To: datsun-roadsters@autox.team.net
Subject: Re: Water tower removal soak option
From: "John F Sandhoff" <sandhoff@csus.edu>
Date: Tue, 27 Jun 2006 11:40:55 -0700
> When trying to get the water tower loose, and failing, I'd try making
> some sort of seal that you dropped in over the thermostat and filing the
> area with a water/vinegar mix.

Typically the R16 tower becomes 'one with the head' because of
corrosion between the long studs and the tower. The coolant isn't
(supposed to be) in this area - just steel bolts, aluminum surround,
lots of heat, time, pressure, and probably a little moisture seepage.
After a few years the dissimilar metals pretty much fuse together.
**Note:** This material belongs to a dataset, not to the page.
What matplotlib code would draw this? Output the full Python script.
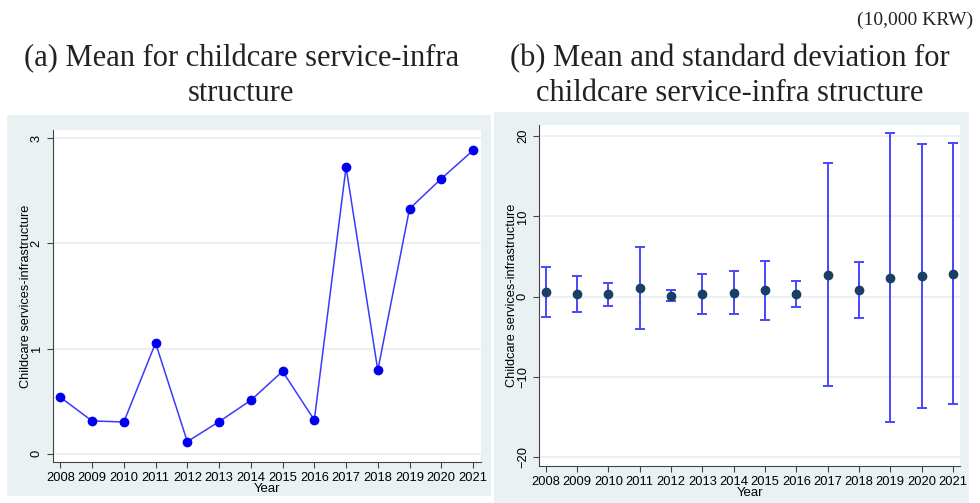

Lots of penetrating oil, hammering, cursing, and what-all will often
result in bruised knuckles, bruised tower, and bruised ego.

Many years ago, a master machinist I knew used a ball-peen
hammer to seriously dent the living daylights out of the areas
surrounding the studs. I thought he was nuts (and the tower ended
up with one heck of a 'shot-peened' look), but the hammering caused
the metal to expand and release the studs. HOWEVER, I would be
very, very hesitant to try this myself (as in: I'm not going to do it!). 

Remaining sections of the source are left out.